- Information shown:
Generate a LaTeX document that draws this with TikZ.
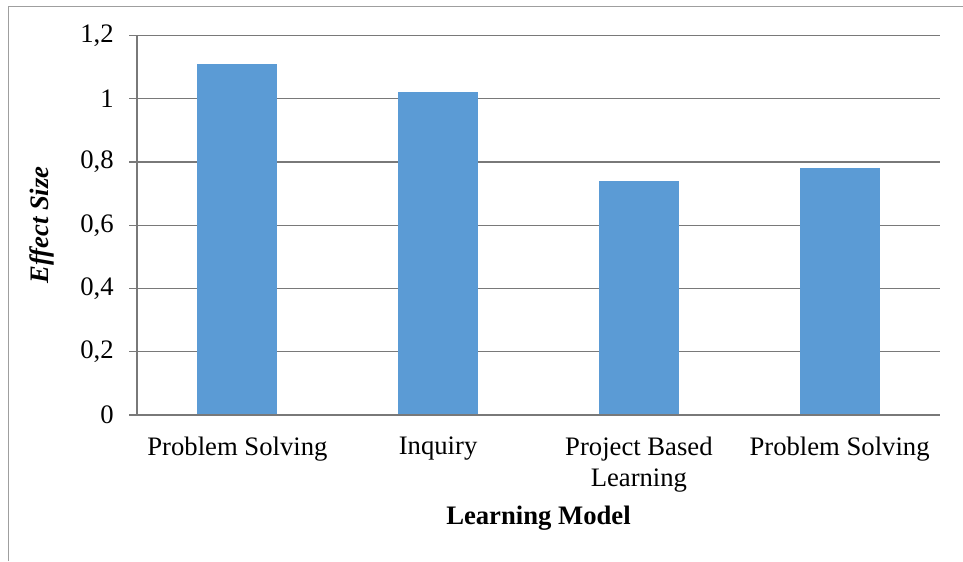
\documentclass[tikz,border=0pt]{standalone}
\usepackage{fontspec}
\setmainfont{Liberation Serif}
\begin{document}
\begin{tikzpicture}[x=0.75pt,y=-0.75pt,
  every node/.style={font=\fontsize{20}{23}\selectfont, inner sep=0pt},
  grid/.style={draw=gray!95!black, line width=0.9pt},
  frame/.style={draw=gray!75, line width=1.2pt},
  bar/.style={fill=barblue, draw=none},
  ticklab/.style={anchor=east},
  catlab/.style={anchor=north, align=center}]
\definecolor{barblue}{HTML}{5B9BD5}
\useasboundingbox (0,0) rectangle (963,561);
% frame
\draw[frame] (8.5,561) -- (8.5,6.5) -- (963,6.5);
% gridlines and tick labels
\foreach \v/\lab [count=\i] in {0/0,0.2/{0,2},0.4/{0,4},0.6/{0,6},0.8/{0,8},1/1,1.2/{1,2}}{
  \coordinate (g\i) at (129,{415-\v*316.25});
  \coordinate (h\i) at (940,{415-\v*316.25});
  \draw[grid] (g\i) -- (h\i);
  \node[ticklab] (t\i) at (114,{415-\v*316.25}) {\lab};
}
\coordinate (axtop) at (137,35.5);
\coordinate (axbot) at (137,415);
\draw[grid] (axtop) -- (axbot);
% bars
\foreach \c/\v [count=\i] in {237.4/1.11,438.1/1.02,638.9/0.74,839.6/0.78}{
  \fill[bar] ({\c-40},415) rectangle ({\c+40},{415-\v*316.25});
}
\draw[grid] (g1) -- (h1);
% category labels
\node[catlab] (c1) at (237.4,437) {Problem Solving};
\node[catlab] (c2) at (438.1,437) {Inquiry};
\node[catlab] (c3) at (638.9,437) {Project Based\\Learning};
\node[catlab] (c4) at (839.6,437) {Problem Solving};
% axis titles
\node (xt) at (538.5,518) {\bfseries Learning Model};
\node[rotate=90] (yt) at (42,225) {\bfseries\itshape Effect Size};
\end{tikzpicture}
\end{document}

- Task details: Take the data above and repeat it exactly, leaving each picture out.

- Answer to this problem:
Generate a LaTeX document that draws this with TikZ.
\documentclass[tikz,border=0pt]{standalone}
\usepackage{fontspec}
\setmainfont{Liberation Serif}
\begin{document}
\begin{tikzpicture}[x=0.75pt,y=-0.75pt,
  every node/.style={font=\fontsize{20}{23}\selectfont, inner sep=0pt},
  grid/.style={draw=gray!95!black, line width=0.9pt},
  frame/.style={draw=gray!75, line width=1.2pt},
  bar/.style={fill=barblue, draw=none},
  ticklab/.style={anchor=east},
  catlab/.style={anchor=north, align=center}]
\definecolor{barblue}{HTML}{5B9BD5}
\useasboundingbox (0,0) rectangle (963,561);
% frame
\draw[frame] (8.5,561) -- (8.5,6.5) -- (963,6.5);
% gridlines and tick labels
\foreach \v/\lab [count=\i] in {0/0,0.2/{0,2},0.4/{0,4},0.6/{0,6},0.8/{0,8},1/1,1.2/{1,2}}{
  \coordinate (g\i) at (129,{415-\v*316.25});
  \coordinate (h\i) at (940,{415-\v*316.25});
  \draw[grid] (g\i) -- (h\i);
  \node[ticklab] (t\i) at (114,{415-\v*316.25}) {\lab};
}
\coordinate (axtop) at (137,35.5);
\coordinate (axbot) at (137,415);
\draw[grid] (axtop) -- (axbot);
% bars
\foreach \c/\v [count=\i] in {237.4/1.11,438.1/1.02,638.9/0.74,839.6/0.78}{
  \fill[bar] ({\c-40},415) rectangle ({\c+40},{415-\v*316.25});
}
\draw[grid] (g1) -- (h1);
% category labels
\node[catlab] (c1) at (237.4,437) {Problem Solving};
\node[catlab] (c2) at (438.1,437) {Inquiry};
\node[catlab] (c3) at (638.9,437) {Project Based\\Learning};
\node[catlab] (c4) at (839.6,437) {Problem Solving};
% axis titles
\node (xt) at (538.5,518) {\bfseries Learning Model};
\node[rotate=90] (yt) at (42,225) {\bfseries\itshape Effect Size};
\end{tikzpicture}
\end{document}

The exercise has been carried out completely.